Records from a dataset
□ □ □
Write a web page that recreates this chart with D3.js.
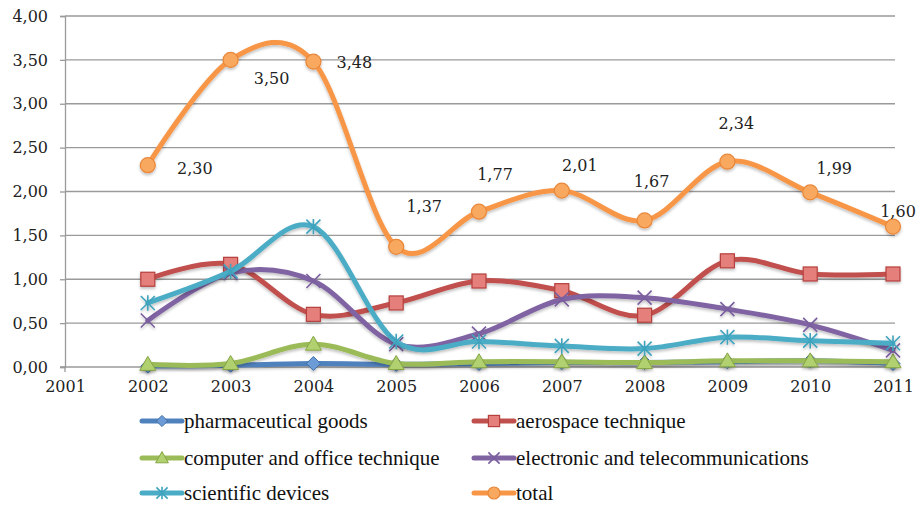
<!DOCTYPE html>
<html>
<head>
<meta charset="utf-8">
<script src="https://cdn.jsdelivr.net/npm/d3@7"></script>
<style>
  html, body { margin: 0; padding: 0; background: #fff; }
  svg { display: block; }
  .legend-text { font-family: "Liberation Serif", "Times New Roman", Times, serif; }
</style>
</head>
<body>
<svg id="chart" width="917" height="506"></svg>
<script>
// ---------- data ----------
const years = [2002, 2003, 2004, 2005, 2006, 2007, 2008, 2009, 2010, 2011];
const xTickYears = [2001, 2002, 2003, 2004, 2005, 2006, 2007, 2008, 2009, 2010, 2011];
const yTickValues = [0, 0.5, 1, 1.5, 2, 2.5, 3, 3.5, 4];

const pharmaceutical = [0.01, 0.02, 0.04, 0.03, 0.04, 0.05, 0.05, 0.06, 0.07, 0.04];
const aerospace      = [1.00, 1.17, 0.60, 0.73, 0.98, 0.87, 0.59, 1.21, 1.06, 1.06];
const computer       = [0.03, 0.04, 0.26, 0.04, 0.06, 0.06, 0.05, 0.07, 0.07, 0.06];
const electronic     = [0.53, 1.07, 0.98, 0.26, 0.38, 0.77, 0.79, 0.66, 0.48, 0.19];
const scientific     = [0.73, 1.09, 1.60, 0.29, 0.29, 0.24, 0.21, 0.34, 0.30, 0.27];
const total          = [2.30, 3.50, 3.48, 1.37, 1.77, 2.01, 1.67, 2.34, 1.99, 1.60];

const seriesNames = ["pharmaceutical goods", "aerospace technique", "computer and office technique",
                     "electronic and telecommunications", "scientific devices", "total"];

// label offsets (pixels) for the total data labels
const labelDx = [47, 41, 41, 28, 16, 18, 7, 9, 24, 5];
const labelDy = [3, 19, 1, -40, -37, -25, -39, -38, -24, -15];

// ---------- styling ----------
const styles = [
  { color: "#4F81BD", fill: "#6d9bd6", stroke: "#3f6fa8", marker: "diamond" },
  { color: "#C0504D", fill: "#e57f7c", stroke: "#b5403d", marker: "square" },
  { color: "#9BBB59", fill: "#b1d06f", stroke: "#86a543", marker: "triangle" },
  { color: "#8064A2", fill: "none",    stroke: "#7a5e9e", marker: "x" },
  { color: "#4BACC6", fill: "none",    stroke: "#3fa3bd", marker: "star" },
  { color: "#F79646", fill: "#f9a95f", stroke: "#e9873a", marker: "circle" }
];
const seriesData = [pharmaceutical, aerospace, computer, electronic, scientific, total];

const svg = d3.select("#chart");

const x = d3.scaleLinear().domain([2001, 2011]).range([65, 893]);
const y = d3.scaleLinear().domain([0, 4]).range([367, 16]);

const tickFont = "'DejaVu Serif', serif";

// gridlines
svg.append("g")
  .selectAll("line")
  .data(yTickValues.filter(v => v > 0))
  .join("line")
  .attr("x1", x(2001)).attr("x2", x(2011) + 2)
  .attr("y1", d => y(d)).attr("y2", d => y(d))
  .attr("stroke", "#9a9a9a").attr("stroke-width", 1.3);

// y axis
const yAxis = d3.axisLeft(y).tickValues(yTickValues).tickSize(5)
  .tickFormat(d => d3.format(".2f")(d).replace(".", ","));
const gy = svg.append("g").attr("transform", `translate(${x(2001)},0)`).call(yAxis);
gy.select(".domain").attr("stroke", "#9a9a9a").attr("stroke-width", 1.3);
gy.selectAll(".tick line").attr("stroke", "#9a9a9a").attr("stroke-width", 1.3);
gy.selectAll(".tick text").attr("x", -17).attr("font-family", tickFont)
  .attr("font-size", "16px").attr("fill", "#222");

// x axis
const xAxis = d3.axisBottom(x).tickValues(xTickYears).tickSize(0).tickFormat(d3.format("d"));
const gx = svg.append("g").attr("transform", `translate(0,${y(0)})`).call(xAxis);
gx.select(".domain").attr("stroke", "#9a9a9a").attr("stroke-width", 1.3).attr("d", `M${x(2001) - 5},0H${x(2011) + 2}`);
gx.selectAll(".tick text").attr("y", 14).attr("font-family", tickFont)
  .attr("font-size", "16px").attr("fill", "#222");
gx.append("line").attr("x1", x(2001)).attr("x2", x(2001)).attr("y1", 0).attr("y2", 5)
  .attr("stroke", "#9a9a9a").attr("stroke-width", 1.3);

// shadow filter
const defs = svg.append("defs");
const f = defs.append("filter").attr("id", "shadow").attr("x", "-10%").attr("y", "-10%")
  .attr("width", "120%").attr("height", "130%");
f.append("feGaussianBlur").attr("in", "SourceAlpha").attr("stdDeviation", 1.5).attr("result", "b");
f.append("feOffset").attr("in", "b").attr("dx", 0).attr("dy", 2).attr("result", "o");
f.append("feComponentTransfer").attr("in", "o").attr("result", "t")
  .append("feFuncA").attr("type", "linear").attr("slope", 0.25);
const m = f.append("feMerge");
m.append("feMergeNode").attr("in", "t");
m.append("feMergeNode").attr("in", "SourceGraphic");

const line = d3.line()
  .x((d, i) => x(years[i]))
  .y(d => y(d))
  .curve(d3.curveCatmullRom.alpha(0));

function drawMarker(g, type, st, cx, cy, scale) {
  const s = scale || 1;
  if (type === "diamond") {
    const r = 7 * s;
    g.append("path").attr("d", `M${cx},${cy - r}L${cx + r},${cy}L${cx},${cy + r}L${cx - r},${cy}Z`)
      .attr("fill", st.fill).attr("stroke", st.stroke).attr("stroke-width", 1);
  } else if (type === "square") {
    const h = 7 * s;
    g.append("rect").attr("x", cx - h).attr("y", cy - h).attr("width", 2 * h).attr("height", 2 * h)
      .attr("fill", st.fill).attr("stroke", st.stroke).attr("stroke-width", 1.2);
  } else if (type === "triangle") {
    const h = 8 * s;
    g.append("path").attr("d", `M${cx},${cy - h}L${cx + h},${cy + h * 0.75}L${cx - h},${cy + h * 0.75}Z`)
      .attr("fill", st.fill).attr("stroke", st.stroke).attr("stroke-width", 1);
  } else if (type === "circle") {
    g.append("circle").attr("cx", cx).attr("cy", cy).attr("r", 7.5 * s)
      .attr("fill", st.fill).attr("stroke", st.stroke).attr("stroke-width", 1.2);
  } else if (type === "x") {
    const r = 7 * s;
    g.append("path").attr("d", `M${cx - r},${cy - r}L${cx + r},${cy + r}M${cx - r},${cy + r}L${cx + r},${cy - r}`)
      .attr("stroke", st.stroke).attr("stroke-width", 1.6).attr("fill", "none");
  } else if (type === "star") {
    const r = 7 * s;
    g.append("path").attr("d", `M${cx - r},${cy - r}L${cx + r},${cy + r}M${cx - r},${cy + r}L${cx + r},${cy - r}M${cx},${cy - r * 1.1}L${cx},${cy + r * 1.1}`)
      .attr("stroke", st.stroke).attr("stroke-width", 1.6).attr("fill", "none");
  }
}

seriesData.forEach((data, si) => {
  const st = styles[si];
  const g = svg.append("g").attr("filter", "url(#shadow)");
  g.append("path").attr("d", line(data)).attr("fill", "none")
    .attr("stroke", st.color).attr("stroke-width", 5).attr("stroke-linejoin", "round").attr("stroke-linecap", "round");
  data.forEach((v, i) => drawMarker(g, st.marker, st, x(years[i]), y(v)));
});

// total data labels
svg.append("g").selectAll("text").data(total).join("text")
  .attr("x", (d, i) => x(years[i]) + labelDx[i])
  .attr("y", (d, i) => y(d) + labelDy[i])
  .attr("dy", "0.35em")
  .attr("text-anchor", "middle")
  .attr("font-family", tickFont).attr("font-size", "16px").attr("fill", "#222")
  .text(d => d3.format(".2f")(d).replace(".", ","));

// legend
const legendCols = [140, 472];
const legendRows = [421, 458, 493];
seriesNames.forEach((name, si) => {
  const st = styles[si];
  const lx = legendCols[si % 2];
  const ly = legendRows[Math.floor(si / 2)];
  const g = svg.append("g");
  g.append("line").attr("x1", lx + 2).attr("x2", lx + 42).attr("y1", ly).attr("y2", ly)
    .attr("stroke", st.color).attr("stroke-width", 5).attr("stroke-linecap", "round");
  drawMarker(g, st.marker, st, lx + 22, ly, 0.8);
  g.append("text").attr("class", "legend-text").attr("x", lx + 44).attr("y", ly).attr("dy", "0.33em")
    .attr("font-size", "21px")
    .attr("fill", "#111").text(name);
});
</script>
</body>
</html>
□ □ □
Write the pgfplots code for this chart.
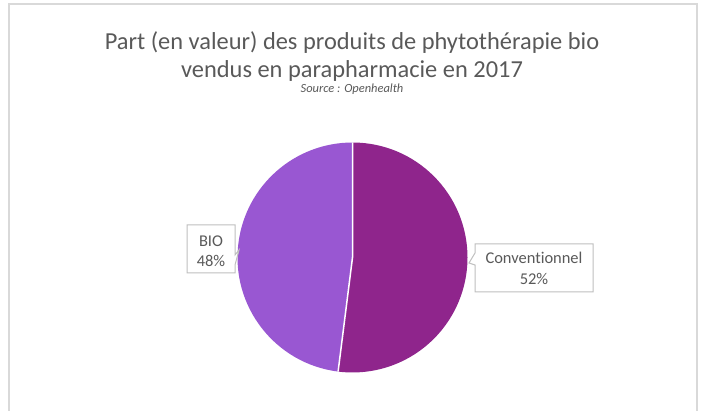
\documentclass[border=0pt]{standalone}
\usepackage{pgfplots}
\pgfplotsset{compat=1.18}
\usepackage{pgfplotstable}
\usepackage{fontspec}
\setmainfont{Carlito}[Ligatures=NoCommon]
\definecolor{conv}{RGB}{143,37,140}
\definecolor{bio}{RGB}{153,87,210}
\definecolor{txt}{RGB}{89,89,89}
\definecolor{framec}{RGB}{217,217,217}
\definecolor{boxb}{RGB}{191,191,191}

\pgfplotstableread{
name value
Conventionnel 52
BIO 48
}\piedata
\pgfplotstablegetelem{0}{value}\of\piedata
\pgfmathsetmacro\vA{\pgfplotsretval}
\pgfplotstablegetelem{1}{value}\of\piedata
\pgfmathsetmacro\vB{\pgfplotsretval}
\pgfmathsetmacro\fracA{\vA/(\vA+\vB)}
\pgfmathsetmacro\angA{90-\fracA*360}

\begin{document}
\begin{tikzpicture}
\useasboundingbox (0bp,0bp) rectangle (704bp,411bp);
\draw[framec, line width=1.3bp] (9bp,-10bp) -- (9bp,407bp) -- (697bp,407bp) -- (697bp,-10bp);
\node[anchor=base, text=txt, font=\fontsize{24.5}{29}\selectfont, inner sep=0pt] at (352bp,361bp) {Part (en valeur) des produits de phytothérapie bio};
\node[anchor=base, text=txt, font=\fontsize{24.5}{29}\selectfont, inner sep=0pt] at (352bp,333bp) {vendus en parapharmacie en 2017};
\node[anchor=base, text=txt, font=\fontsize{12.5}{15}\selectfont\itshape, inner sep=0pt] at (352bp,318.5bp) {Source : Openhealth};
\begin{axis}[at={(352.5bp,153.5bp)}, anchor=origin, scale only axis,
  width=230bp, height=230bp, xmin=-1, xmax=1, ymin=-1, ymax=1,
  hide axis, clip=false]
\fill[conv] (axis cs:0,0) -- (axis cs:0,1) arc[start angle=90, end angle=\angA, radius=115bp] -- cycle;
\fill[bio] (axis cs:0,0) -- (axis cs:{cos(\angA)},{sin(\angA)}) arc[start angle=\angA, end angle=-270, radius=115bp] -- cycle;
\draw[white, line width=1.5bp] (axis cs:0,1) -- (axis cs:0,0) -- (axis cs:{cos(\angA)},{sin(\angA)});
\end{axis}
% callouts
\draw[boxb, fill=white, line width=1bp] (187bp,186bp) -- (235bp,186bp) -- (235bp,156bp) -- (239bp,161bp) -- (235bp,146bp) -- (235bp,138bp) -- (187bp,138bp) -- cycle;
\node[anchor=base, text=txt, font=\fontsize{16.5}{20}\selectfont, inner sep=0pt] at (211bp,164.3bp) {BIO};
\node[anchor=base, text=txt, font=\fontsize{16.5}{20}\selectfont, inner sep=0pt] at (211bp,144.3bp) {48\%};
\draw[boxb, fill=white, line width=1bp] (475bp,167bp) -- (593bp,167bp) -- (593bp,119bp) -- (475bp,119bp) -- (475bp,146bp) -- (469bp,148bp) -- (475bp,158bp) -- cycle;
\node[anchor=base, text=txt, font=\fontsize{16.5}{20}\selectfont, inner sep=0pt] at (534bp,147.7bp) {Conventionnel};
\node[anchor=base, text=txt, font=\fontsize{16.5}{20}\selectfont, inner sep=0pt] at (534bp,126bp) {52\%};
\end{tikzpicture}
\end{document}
□ □ □
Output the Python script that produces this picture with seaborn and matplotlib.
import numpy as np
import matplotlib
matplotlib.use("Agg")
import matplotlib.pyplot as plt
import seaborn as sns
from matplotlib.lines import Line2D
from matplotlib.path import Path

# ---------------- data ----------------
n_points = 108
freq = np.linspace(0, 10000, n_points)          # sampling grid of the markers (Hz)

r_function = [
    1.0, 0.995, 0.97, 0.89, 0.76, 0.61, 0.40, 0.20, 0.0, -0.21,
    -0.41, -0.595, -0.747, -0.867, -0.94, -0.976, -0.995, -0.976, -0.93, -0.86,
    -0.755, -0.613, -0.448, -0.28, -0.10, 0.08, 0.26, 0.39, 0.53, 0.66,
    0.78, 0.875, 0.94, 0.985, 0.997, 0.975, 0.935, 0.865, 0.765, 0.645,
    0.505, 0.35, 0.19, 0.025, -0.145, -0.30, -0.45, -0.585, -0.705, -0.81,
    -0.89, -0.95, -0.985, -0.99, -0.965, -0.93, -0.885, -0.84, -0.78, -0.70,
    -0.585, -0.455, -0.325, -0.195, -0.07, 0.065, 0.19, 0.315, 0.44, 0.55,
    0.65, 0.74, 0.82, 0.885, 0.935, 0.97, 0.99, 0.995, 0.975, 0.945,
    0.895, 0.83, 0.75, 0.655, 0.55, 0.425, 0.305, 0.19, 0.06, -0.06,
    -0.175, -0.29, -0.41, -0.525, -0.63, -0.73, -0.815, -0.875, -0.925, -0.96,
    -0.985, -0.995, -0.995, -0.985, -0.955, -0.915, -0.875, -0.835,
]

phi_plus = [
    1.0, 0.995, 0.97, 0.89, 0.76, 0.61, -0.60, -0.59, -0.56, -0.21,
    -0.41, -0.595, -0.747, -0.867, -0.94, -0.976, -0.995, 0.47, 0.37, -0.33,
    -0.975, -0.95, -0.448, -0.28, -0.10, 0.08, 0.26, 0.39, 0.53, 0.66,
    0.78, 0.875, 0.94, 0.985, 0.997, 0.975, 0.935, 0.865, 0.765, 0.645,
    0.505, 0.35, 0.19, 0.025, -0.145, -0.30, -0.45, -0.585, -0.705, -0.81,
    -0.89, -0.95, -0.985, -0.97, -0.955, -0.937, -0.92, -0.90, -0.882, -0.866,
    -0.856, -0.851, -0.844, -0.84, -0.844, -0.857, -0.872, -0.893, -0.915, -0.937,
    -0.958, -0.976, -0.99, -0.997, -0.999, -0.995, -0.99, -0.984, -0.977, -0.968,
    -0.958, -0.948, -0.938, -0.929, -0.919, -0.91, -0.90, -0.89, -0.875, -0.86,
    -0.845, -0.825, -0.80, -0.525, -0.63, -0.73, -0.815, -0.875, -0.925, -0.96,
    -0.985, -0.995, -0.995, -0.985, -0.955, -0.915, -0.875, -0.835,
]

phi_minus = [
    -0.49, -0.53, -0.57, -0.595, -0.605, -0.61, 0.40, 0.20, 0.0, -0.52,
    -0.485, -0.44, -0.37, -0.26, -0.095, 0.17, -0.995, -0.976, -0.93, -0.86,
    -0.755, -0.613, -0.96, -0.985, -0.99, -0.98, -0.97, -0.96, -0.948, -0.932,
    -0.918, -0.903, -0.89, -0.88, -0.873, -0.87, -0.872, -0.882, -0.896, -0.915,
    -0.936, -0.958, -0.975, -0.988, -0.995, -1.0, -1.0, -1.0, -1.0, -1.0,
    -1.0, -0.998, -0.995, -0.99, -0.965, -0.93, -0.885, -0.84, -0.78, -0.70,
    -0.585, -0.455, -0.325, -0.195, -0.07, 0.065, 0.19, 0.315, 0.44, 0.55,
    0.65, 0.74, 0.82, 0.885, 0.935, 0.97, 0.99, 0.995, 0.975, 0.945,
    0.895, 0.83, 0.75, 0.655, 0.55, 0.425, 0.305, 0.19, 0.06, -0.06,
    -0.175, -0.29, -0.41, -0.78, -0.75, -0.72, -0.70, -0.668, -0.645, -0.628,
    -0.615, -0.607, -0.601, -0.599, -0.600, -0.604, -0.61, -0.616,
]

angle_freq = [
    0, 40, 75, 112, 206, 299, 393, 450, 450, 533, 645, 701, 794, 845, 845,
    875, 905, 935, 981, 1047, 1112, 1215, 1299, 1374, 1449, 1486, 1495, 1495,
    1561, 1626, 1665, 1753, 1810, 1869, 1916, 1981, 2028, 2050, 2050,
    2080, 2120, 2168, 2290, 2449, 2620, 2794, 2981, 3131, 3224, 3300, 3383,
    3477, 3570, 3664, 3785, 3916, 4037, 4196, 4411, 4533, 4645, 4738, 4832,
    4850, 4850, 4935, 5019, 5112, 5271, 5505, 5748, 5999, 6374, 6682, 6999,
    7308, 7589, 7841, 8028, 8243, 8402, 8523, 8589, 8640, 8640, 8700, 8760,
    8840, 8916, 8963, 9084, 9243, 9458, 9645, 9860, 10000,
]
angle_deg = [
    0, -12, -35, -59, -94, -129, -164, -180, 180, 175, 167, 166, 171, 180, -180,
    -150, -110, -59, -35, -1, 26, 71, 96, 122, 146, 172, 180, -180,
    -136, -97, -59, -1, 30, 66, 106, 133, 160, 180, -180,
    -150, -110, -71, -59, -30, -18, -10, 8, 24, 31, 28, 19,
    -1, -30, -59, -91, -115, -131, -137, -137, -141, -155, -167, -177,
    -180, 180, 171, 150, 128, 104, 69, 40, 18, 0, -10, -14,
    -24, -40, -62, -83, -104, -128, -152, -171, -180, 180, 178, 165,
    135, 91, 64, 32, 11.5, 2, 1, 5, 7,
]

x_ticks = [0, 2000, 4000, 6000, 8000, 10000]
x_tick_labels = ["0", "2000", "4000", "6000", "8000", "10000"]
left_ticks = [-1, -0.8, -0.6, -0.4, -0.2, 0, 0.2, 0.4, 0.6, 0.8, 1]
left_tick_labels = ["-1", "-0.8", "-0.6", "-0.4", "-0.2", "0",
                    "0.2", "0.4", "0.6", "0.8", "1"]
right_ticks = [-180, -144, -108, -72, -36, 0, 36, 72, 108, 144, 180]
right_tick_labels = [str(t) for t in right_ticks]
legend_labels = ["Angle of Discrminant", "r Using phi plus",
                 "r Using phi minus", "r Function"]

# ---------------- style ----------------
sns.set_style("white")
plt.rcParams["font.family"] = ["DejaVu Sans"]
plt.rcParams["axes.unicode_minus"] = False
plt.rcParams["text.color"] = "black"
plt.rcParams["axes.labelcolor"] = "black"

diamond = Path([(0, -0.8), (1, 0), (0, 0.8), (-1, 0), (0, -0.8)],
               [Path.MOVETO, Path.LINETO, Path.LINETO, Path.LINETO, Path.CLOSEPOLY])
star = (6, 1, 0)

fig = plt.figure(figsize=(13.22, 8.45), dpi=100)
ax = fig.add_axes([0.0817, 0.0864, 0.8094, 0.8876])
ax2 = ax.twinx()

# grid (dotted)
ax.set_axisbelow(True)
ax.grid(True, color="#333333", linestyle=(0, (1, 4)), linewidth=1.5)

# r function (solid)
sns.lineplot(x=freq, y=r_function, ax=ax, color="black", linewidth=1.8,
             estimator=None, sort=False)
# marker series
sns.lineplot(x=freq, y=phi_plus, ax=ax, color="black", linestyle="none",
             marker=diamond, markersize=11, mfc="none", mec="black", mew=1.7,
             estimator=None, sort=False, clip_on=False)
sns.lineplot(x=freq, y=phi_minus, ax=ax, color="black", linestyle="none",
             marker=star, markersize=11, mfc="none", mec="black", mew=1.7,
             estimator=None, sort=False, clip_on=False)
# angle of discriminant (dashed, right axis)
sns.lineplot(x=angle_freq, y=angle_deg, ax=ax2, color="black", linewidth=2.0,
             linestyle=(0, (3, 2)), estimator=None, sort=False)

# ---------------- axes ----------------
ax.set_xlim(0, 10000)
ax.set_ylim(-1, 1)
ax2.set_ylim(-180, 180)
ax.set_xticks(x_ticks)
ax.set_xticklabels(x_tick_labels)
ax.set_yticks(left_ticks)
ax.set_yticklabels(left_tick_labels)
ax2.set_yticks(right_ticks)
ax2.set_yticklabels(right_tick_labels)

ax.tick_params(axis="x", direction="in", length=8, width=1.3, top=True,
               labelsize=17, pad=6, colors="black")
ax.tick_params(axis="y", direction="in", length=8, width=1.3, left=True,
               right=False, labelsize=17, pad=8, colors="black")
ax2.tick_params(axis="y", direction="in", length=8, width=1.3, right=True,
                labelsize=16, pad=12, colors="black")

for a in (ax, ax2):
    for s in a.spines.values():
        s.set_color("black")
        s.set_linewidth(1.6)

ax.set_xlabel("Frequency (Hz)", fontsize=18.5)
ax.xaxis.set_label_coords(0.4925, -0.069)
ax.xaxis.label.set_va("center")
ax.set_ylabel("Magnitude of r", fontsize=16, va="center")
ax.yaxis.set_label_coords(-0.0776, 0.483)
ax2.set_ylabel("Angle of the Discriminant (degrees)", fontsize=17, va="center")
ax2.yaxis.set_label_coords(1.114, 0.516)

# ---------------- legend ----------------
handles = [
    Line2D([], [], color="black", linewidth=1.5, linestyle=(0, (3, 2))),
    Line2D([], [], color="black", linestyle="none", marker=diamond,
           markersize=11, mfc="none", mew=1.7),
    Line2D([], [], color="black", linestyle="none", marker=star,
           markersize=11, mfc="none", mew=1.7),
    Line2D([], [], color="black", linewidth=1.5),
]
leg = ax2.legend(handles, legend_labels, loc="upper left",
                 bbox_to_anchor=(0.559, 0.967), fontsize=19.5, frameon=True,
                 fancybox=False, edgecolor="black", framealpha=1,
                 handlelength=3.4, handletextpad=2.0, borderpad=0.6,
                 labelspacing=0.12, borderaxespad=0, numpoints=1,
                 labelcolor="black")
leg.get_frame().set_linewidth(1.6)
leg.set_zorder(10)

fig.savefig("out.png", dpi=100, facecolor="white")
□ □ □
Written instruction: Return the material from the line containing "Write a web" through the line containing "2.5, 3, 3.5, 4];", exactly and in full, but without its pictures.

Correct response:
Write a web page that recreates this chart with D3.js.
<!DOCTYPE html>
<html>
<head>
<meta charset="utf-8">
<script src="https://cdn.jsdelivr.net/npm/d3@7"></script>
<style>
  html, body { margin: 0; padding: 0; background: #fff; }
  svg { display: block; }
  .legend-text { font-family: "Liberation Serif", "Times New Roman", Times, serif; }
</style>
</head>
<body>
<svg id="chart" width="917" height="506"></svg>
<script>
// ---------- data ----------
const years = [2002, 2003, 2004, 2005, 2006, 2007, 2008, 2009, 2010, 2011];
const xTickYears = [2001, 2002, 2003, 2004, 2005, 2006, 2007, 2008, 2009, 2010, 2011];
const yTickValues = [0, 0.5, 1, 1.5, 2, 2.5, 3, 3.5, 4];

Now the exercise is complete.